● **Short task**
Write out the full set of records exactly. Any pictures in them do not belong in the copy.

● **Dataset**
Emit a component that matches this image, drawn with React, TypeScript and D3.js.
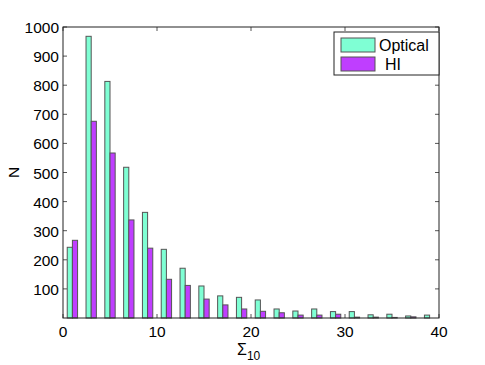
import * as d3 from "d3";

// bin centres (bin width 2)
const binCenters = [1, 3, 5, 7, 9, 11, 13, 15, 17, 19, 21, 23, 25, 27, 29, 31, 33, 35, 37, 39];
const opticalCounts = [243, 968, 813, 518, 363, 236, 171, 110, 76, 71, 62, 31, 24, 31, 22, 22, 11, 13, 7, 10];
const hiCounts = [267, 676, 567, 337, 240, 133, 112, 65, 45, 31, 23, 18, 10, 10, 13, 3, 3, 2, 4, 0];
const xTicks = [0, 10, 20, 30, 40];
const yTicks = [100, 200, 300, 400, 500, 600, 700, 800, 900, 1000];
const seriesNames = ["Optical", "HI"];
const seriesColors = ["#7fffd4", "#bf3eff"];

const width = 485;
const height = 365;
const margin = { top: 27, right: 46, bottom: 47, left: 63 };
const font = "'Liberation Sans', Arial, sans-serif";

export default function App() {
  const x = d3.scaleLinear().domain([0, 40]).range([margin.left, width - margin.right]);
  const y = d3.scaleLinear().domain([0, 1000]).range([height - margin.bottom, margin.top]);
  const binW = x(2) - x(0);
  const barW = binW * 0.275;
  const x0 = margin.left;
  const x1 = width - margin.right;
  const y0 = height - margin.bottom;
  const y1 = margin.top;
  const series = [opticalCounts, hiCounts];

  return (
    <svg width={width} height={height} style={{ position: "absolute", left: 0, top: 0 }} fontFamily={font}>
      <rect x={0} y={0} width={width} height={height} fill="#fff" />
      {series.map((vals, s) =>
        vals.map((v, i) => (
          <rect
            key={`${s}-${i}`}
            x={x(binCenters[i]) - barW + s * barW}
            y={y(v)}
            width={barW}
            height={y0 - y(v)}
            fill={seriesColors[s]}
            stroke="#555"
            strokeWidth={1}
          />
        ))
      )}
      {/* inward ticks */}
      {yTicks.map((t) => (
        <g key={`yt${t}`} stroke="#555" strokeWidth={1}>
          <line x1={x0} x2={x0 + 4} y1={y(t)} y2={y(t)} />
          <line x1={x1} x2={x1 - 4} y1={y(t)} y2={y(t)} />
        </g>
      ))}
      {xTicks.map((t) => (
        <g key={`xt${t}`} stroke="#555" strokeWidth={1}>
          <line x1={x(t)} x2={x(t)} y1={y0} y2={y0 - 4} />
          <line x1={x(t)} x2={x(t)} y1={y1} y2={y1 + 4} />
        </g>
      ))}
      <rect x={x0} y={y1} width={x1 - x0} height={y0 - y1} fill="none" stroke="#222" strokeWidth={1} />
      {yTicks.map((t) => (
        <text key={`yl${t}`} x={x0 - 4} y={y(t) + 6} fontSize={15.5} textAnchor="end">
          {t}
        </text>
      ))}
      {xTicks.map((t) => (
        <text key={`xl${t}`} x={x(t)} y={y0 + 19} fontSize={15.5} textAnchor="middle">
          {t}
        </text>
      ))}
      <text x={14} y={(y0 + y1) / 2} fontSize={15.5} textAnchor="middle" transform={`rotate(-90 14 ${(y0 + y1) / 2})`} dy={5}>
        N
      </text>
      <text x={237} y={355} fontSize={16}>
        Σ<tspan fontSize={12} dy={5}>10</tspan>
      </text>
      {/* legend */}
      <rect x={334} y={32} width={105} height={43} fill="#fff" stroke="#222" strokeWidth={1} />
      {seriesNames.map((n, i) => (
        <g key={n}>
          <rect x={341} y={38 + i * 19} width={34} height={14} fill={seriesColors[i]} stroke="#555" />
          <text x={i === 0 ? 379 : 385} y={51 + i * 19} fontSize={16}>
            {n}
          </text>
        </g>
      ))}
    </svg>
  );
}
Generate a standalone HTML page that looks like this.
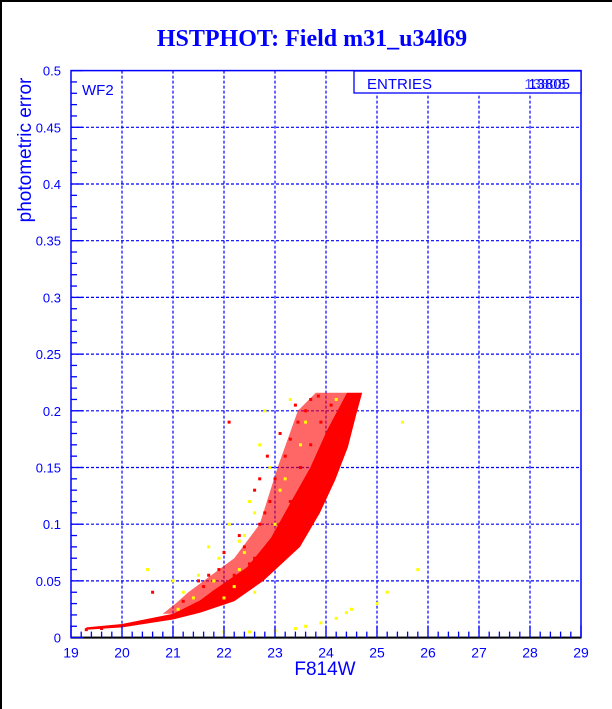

● **Correct answer**
Emit a component that matches this image, drawn with React, TypeScript and D3.js.
import * as d3 from "d3";

// bin centres (bin width 2)
const binCenters = [1, 3, 5, 7, 9, 11, 13, 15, 17, 19, 21, 23, 25, 27, 29, 31, 33, 35, 37, 39];
const opticalCounts = [243, 968, 813, 518, 363, 236, 171, 110, 76, 71, 62, 31, 24, 31, 22, 22, 11, 13, 7, 10];
const hiCounts = [267, 676, 567, 337, 240, 133, 112, 65, 45, 31, 23, 18, 10, 10, 13, 3, 3, 2, 4, 0];
const xTicks = [0, 10, 20, 30, 40];
const yTicks = [100, 200, 300, 400, 500, 600, 700, 800, 900, 1000];
const seriesNames = ["Optical", "HI"];
const seriesColors = ["#7fffd4", "#bf3eff"];

const width = 485;
const height = 365;
const margin = { top: 27, right: 46, bottom: 47, left: 63 };
const font = "'Liberation Sans', Arial, sans-serif";

export default function App() {
  const x = d3.scaleLinear().domain([0, 40]).range([margin.left, width - margin.right]);
  const y = d3.scaleLinear().domain([0, 1000]).range([height - margin.bottom, margin.top]);
  const binW = x(2) - x(0);
  const barW = binW * 0.275;
  const x0 = margin.left;
  const x1 = width - margin.right;
  const y0 = height - margin.bottom;
  const y1 = margin.top;
  const series = [opticalCounts, hiCounts];

  return (
    <svg width={width} height={height} style={{ position: "absolute", left: 0, top: 0 }} fontFamily={font}>
      <rect x={0} y={0} width={width} height={height} fill="#fff" />
      {series.map((vals, s) =>
        vals.map((v, i) => (
          <rect
            key={`${s}-${i}`}
            x={x(binCenters[i]) - barW + s * barW}
            y={y(v)}
            width={barW}
            height={y0 - y(v)}
            fill={seriesColors[s]}
            stroke="#555"
            strokeWidth={1}
          />
        ))
      )}
      {/* inward ticks */}
      {yTicks.map((t) => (
        <g key={`yt${t}`} stroke="#555" strokeWidth={1}>
          <line x1={x0} x2={x0 + 4} y1={y(t)} y2={y(t)} />
          <line x1={x1} x2={x1 - 4} y1={y(t)} y2={y(t)} />
        </g>
      ))}
      {xTicks.map((t) => (
        <g key={`xt${t}`} stroke="#555" strokeWidth={1}>
          <line x1={x(t)} x2={x(t)} y1={y0} y2={y0 - 4} />
          <line x1={x(t)} x2={x(t)} y1={y1} y2={y1 + 4} />
        </g>
      ))}
      <rect x={x0} y={y1} width={x1 - x0} height={y0 - y1} fill="none" stroke="#222" strokeWidth={1} />
      {yTicks.map((t) => (
        <text key={`yl${t}`} x={x0 - 4} y={y(t) + 6} fontSize={15.5} textAnchor="end">
          {t}
        </text>
      ))}
      {xTicks.map((t) => (
        <text key={`xl${t}`} x={x(t)} y={y0 + 19} fontSize={15.5} textAnchor="middle">
          {t}
        </text>
      ))}
      <text x={14} y={(y0 + y1) / 2} fontSize={15.5} textAnchor="middle" transform={`rotate(-90 14 ${(y0 + y1) / 2})`} dy={5}>
        N
      </text>
      <text x={237} y={355} fontSize={16}>
        Σ<tspan fontSize={12} dy={5}>10</tspan>
      </text>
      {/* legend */}
      <rect x={334} y={32} width={105} height={43} fill="#fff" stroke="#222" strokeWidth={1} />
      {seriesNames.map((n, i) => (
        <g key={n}>
          <rect x={341} y={38 + i * 19} width={34} height={14} fill={seriesColors[i]} stroke="#555" />
          <text x={i === 0 ? 379 : 385} y={51 + i * 19} fontSize={16}>
            {n}
          </text>
        </g>
      ))}
    </svg>
  );
}
Generate a standalone HTML page that looks like this.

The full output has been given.